Increasing vegetation coverage and excluding livestock from creek corridors stabilises the environment and significantly contributes to protecting the wetlands of this region. This was achieved at Yapunyah Waterhole by erecting thirteen kilometres of fencing in 2008, 20 kilometres of fencing in 2011 and then a further 25 kilometres of fencing in 2012 to complete a stock proof enclosure around the waterhole. They've also put other vital measures in place such as relocating watering points to better manage grazing and its impacts.

The fencing in 2008 also enabled the protection of a section of Nutting Creek and protected 243 hectares of riparian vegetation and 4,615 hectares in total. The fencing in 2011 further protected Yapunyah Waterhole and also helped protect Kokanah Waterhole on Powell Creek. With all three fences in place, the land managers can totally exclude stock from the Yapunyah and Kokanah Waterholes and adjacent areas of the Nutting and Powell Creeks; an area of 6,477 hectares in total.
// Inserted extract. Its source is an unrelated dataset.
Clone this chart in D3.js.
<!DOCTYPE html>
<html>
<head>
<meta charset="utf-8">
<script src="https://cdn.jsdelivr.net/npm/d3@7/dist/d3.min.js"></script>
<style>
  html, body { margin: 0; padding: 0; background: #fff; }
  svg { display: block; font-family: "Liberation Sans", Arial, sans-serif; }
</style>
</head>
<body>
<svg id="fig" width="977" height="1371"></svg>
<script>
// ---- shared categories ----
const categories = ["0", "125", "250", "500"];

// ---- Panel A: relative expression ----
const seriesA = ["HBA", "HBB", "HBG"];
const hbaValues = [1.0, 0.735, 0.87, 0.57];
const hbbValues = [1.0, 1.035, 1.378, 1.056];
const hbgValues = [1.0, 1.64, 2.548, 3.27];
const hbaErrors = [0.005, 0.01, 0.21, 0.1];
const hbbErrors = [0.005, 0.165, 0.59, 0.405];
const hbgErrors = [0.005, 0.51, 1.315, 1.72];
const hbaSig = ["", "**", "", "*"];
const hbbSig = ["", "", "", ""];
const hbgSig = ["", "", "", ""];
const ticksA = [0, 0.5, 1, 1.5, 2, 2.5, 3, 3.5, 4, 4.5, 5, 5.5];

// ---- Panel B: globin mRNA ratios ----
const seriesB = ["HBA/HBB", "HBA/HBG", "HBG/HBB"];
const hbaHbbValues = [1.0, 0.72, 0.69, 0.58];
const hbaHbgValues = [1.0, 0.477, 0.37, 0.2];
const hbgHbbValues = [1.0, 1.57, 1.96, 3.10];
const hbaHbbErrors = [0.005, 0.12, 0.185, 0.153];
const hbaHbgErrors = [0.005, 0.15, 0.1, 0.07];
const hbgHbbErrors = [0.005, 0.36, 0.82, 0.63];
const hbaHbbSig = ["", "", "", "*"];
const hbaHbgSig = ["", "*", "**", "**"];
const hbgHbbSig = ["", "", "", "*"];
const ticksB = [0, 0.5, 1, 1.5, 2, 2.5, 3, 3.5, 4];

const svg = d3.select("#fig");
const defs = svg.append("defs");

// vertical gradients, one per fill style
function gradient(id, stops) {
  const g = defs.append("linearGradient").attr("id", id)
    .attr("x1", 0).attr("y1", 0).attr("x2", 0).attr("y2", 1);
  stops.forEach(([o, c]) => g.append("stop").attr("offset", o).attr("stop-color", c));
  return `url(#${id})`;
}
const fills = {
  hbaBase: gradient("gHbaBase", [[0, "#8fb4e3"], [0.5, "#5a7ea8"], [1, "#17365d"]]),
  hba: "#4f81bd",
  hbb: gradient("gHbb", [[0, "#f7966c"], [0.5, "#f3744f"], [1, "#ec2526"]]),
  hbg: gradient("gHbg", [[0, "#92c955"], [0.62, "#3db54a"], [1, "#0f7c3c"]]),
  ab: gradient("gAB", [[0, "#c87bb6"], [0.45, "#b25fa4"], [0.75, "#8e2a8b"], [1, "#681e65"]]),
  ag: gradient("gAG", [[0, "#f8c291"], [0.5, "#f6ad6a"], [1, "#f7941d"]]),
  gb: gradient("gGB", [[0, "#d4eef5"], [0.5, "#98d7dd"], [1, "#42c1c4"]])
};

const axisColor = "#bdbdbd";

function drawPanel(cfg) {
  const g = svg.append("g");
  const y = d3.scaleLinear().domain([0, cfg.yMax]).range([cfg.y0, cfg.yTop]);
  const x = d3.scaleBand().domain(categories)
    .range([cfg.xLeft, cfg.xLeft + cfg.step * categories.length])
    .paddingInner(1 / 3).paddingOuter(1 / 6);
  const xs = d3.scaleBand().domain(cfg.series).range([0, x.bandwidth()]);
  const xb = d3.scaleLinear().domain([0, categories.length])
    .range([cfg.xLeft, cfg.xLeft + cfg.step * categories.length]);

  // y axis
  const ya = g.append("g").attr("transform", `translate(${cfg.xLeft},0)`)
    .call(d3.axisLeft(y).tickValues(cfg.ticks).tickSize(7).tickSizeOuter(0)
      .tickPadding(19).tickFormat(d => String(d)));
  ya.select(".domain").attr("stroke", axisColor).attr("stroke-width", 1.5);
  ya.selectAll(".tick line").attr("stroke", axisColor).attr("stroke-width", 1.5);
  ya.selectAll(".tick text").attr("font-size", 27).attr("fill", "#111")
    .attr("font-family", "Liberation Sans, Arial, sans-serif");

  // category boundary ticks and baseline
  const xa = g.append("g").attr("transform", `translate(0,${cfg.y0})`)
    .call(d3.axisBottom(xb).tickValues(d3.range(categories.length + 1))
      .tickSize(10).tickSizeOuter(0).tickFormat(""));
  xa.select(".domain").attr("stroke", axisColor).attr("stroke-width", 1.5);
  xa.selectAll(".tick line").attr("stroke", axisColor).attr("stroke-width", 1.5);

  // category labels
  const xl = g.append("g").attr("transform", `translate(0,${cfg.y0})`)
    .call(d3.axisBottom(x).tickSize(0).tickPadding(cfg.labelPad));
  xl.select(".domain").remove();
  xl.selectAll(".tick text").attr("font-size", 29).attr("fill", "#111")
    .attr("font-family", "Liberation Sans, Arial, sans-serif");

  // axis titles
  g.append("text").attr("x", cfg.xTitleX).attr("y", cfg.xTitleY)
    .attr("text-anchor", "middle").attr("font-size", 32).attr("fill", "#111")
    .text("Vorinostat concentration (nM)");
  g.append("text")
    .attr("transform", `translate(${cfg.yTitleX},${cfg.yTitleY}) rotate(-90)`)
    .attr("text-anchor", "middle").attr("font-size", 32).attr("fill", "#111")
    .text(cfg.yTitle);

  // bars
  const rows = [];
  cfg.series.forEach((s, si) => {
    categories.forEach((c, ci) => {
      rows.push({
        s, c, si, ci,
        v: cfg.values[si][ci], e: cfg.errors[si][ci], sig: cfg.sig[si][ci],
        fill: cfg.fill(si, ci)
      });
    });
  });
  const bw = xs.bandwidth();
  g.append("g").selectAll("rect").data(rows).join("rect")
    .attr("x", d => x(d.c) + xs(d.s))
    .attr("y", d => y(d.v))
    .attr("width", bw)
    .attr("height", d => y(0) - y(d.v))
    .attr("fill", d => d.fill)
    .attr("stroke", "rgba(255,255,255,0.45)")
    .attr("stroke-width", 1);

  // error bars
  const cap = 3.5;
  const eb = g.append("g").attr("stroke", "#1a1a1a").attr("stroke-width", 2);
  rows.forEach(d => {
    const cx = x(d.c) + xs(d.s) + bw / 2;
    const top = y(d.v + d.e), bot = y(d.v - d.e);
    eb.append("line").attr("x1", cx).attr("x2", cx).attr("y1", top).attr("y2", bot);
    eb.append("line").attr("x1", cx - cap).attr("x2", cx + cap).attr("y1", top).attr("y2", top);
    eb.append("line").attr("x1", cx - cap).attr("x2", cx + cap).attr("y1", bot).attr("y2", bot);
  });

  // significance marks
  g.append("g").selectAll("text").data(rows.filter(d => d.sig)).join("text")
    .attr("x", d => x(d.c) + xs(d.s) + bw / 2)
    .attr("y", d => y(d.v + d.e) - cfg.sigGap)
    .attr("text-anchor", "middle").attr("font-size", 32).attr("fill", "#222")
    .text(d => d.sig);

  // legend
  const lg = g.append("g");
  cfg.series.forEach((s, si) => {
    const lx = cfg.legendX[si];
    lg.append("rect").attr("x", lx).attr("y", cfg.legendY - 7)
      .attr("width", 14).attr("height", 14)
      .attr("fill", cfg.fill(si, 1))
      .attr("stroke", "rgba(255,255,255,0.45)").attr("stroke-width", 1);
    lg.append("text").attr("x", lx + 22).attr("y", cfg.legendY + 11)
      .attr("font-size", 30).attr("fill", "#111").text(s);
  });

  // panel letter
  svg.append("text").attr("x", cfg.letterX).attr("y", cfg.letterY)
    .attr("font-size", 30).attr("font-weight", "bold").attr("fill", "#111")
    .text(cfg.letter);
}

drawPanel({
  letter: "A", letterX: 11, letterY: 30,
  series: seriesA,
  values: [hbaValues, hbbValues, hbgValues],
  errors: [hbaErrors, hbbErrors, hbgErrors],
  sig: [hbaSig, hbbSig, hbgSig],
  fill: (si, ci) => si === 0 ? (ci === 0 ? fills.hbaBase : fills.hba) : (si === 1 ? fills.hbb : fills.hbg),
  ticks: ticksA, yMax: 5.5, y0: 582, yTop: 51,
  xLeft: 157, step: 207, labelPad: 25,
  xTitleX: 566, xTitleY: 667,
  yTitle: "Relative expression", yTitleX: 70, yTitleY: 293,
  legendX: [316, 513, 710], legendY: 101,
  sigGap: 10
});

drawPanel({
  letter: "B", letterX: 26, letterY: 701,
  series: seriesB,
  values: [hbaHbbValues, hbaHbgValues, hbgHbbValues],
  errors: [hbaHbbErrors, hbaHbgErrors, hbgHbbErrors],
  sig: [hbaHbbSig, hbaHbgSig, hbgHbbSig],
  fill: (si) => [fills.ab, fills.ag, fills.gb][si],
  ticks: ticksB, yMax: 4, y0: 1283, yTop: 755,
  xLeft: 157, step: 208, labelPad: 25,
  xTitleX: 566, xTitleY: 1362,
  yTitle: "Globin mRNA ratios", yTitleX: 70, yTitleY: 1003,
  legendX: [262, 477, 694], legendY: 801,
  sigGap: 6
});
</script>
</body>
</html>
To ensure continued protection and as part of their property management plan, the land owners also exclude stock from the fenced area (other than for fire risk management); maintain the new fencing; monitor watering points; complete an annual monitoring of waterhole and creek areas; record sightings of wallaby species and maintain fire and pest risk management plans. Desert Channels Queensland (the local natural resource management group) provided assistance to protect these vital wetlands through the funding of two grants for the fencing projects in 2008 and 2011. The owners of "Gooyeah" station (neighbouring "Bulloo Lakes") also contributed towards the fencing in 2011. These fencing projects have improved the capacity to manage the land while protecting fragile riparian areas and conserving an important ecosystem to the benefit of native flora and fauna.

While there is no public access to Yapunyah Waterhole, the owners of "Bulloo Lakes" Station are keen for other landholders and locals in the area to "discover evidence of, and develop respect for the cultural and natural heritage of the area". They have conducted a study trip at the waterhole for interested parties and shared the outcomes of this best practice wetland management. The landholders would like to hear from people who are genuinely interested in helping to protect this relatively undisturbed and unique area.

== Knowledge gaps ==
The Yapunyah waterhole's remote and inaccessible location has limited the gathering of survey data and other information on the ecology of the area. Full surveys of flora, fauna and wetland habitats have not yet been fully documented. In a fact sheet developed by the Environmental Protection Agency, it says this wetland type is relatively well known in south-western Queensland in terms of ecology and species diversity; the fact sheet also contains a full list of commonly found flora and fauna (including birds).